DESDE MI VARYKINO
Tras varios días de cambios, adaptaciones, idas y venidas, estoy asentado en mi particular Varykino estival, donde el silencio facilita el descanso, la luz ilumina los rincones más oscuros, el asfalto se hace olvido, la distancia facilita el aislamiento, el jardín reverdece la esperanza, la vecindad se aleja y el frescor despierta el ánimo.
Cíclico retorno al sosiego extraditador de cláxones que conduce a una paz distanciada de cánticos embriagados de madrugada, cuando el festivo bullicio juvenil hace intransitables las aceras y el ritmo trepidante de los altavoces llega al dormitorio urbano golpeando los tímpanos del insomnio en el velatorio nocturno.
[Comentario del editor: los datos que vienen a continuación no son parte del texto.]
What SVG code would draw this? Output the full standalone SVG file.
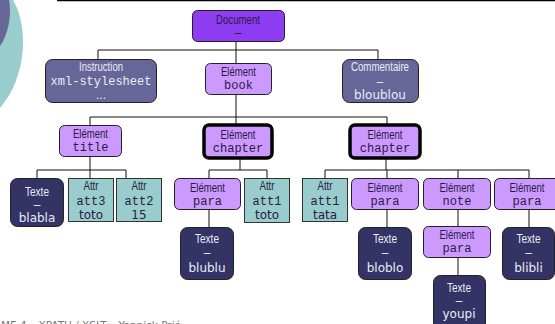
<svg xmlns="http://www.w3.org/2000/svg" width="555" height="324" viewBox="0 0 555 324">
  <style>
    .box { stroke: #222; stroke-width: 1; }
    .doc { fill: #8e3df2; }
    .elem { fill: #cc99ff; }
    .misc { fill: #666699; }
    .txt { fill: #333366; }
    .attr { fill: #99cccc; stroke: #333; stroke-width: 1; }
    .bold { stroke: #000; stroke-width: 3.5; }
    .conn { fill: none; stroke: #111; stroke-width: 1; }
    text { text-anchor: middle; font-size: 12px; }
    .n { font-family: "Liberation Sans", Arial, sans-serif; }
    .m { font-family: "Liberation Mono", "Courier New", monospace; }
    .s { font-family: "DejaVu Sans", Verdana, sans-serif; }
    .dk { fill: #2a1a44; }
    .lt { fill: #ececf6; }
    .foot { text-anchor: start; font-size: 11px; fill: #777; font-family: "DejaVu Sans", Verdana, sans-serif; }
  </style>

  <!-- corner decoration -->
  <path d="M0,0 H13 C28,25 28,75 0,108 Z" fill="#99cccc"/>
  <path d="M0,0 H9 C12,15 8,35 0,46 Z" fill="#666699"/>
  <line x1="57" y1="0.5" x2="555" y2="0.5" stroke="#000" stroke-width="1.5"/>

  <g id="connectors" class="conn">
    <path d="M236,42 V50 M98,59 V50 H378 V59 M236,50 V63"/>
    <path d="M236,95 V117 M90,125 V117 H387 V125 M236,117 V125"/>
    <path d="M90,156 V170 M37,178 V170 H126 V178 M90,170 V178"/>
    <path d="M240,158 V170 M209,178 V170 H267 V178"/>
    <path d="M209,210 V227"/>
    <path d="M386,158 V170 M325,178 V170 H529 V178 M387,170 V178 M458,170 V178"/>
    <path d="M387,210 V227"/>
    <path d="M458,210 V226 M458,257 V275"/>
    <path d="M529,210 V227"/>
  </g>

  <g id="document">
    <rect class="box doc" x="192.5" y="10.5" width="92" height="31" rx="5"/>
    <text class="n dk" x="238" y="24" textLength="44" lengthAdjust="spacingAndGlyphs">Document</text>
    <text class="n dk" x="238" y="37">–</text>
  </g>

  <g id="instruction">
    <rect class="box misc" x="45.5" y="59.5" width="111" height="43" rx="7"/>
    <text class="n lt" x="101" y="71" textLength="44" lengthAdjust="spacingAndGlyphs">Instruction</text>
    <text class="m lt" x="101" y="85">xml-stylesheet</text>
    <text class="n lt" x="101" y="99">...</text>
  </g>

  <g id="book">
    <rect class="box elem" x="205.5" y="63.5" width="66" height="31" rx="5"/>
    <text class="n dk" x="238.5" y="76" textLength="35" lengthAdjust="spacingAndGlyphs">Elément</text>
    <text class="m dk" x="238.5" y="89">book</text>
  </g>

  <g id="commentaire">
    <rect class="box misc" x="342.5" y="59.5" width="76" height="43" rx="7"/>
    <text class="n lt" x="380" y="71" textLength="58" lengthAdjust="spacingAndGlyphs">Commentaire</text>
    <text class="n lt" x="380" y="86">–</text>
    <text class="s lt" x="380" y="99">bloublou</text>
  </g>

  <g id="title">
    <rect class="box elem" x="59.5" y="125.5" width="62" height="31" rx="5"/>
    <text class="n dk" x="90.5" y="138" textLength="35" lengthAdjust="spacingAndGlyphs">Elément</text>
    <text class="m dk" x="90.5" y="151">title</text>
  </g>

  <g id="chapter-1">
    <rect class="elem bold" x="204" y="125" width="68" height="33" rx="5"/>
    <text class="n dk" x="238" y="139" textLength="35" lengthAdjust="spacingAndGlyphs">Elément</text>
    <text class="m dk" x="238" y="152">chapter</text>
  </g>

  <g id="chapter-2">
    <rect class="elem bold" x="350" y="125" width="70" height="33" rx="5"/>
    <text class="n dk" x="385" y="139" textLength="35" lengthAdjust="spacingAndGlyphs">Elément</text>
    <text class="m dk" x="385" y="152">chapter</text>
  </g>

  <g id="texte-blabla">
    <rect class="box txt" x="10.5" y="178.5" width="53" height="48" rx="7"/>
    <text class="n lt" x="37" y="196" textLength="24" lengthAdjust="spacingAndGlyphs">Texte</text>
    <text class="n lt" x="37" y="209">–</text>
    <text class="s lt" x="37" y="222">blabla</text>
  </g>

  <g id="attr-att3">
    <rect class="attr" x="68.5" y="178.5" width="45" height="43"/>
    <text class="n dk" x="91" y="190" textLength="15" lengthAdjust="spacingAndGlyphs">Attr</text>
    <text class="m dk" x="91" y="205">att3</text>
    <text class="s dk" x="91" y="219">toto</text>
  </g>

  <g id="attr-att2">
    <rect class="attr" x="116.5" y="178.5" width="45" height="43"/>
    <text class="n dk" x="139" y="190" textLength="15" lengthAdjust="spacingAndGlyphs">Attr</text>
    <text class="m dk" x="139" y="205">att2</text>
    <text class="s dk" x="139" y="219">15</text>
  </g>

  <g id="para-1">
    <rect class="box elem" x="174.5" y="178.5" width="66" height="31" rx="5"/>
    <text class="n dk" x="207.5" y="192" textLength="35" lengthAdjust="spacingAndGlyphs">Elément</text>
    <text class="m dk" x="207.5" y="205">para</text>
  </g>

  <g id="attr-att1-toto">
    <rect class="attr" x="244.5" y="178.5" width="45" height="44"/>
    <text class="n dk" x="267" y="190" textLength="15" lengthAdjust="spacingAndGlyphs">Attr</text>
    <text class="m dk" x="267" y="205">att1</text>
    <text class="s dk" x="267" y="219">toto</text>
  </g>

  <g id="texte-blublu">
    <rect class="box txt" x="180.5" y="227.5" width="53" height="52" rx="7"/>
    <text class="n lt" x="207" y="243" textLength="24" lengthAdjust="spacingAndGlyphs">Texte</text>
    <text class="n lt" x="207" y="257">–</text>
    <text class="s lt" x="207" y="272">blublu</text>
  </g>

  <g id="attr-att1-tata">
    <rect class="attr" x="302.5" y="178.5" width="45" height="43"/>
    <text class="n dk" x="325" y="190" textLength="15" lengthAdjust="spacingAndGlyphs">Attr</text>
    <text class="m dk" x="325" y="205">att1</text>
    <text class="s dk" x="325" y="219">tata</text>
  </g>

  <g id="para-2">
    <rect class="box elem" x="351.5" y="178.5" width="67" height="31" rx="5"/>
    <text class="n dk" x="385" y="192" textLength="35" lengthAdjust="spacingAndGlyphs">Elément</text>
    <text class="m dk" x="385" y="205">para</text>
  </g>

  <g id="note">
    <rect class="box elem" x="423.5" y="178.5" width="67" height="31" rx="5"/>
    <text class="n dk" x="457" y="192" textLength="35" lengthAdjust="spacingAndGlyphs">Elément</text>
    <text class="m dk" x="457" y="205">note</text>
  </g>

  <g id="para-3">
    <rect class="box elem" x="494.5" y="178.5" width="66" height="31" rx="5"/>
    <text class="n dk" x="527" y="192" textLength="35" lengthAdjust="spacingAndGlyphs">Elément</text>
    <text class="m dk" x="527" y="205">para</text>
  </g>

  <g id="texte-bloblo">
    <rect class="box txt" x="358.5" y="227.5" width="53" height="52" rx="7"/>
    <text class="n lt" x="385" y="243" textLength="24" lengthAdjust="spacingAndGlyphs">Texte</text>
    <text class="n lt" x="385" y="257">–</text>
    <text class="s lt" x="385" y="272">bloblo</text>
  </g>

  <g id="para-4">
    <rect class="box elem" x="423.5" y="226.5" width="67" height="31" rx="5"/>
    <text class="n dk" x="457" y="239" textLength="35" lengthAdjust="spacingAndGlyphs">Elément</text>
    <text class="m dk" x="457" y="252">para</text>
  </g>

  <g id="texte-youpi">
    <rect class="box txt" x="433.5" y="275.5" width="52" height="55" rx="7"/>
    <text class="n lt" x="459" y="292" textLength="24" lengthAdjust="spacingAndGlyphs">Texte</text>
    <text class="n lt" x="459" y="305">–</text>
    <text class="s lt" x="459" y="318">youpi</text>
  </g>

  <g id="texte-blibli">
    <rect class="box txt" x="502.5" y="227.5" width="52" height="52" rx="7"/>
    <text class="n lt" x="528.5" y="243" textLength="24" lengthAdjust="spacingAndGlyphs">Texte</text>
    <text class="n lt" x="528.5" y="257">–</text>
    <text class="s lt" x="528.5" y="272">blibli</text>
  </g>

  <!-- footer, running off the bottom edge -->
  <text class="foot" x="1" y="329" textLength="180" lengthAdjust="spacingAndGlyphs">ME 4 – XPATH / XSLT – Yannick Prié</text>
</svg>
Regresar a Varykino lleva a la recuperación de la memoria perdida en el invierno de la ciudad, donde las fotos en sepia no tienen cabida en la estrechez del espacio familiar reducido a un metro cuadrado por los especuladores de la piqueta, el yeso, las tejas y ladrillos.
Extramuros de la ciudad, el refugio sedentario del alma custodia la historia personal en los archivos domésticos donde recuperan vida páginas vitales en recortes de periódicos y diarios escolares que reflejan la experiencia de las aulas, cuando el verano se antojaba regalo pasajero escapado de las manos antes de atraparlo.
Se abre una vez más el remanso de Varykino, llegando este año con imposible vocación de eternidad, cerrando el paso a la nieve y los cielos grises, pero avisando que el regreso de las aves a las tierras calidad del sur, me devolverá de nuevo al abrigo familiar del fuegoil urbano en el subsuelo de las calderas.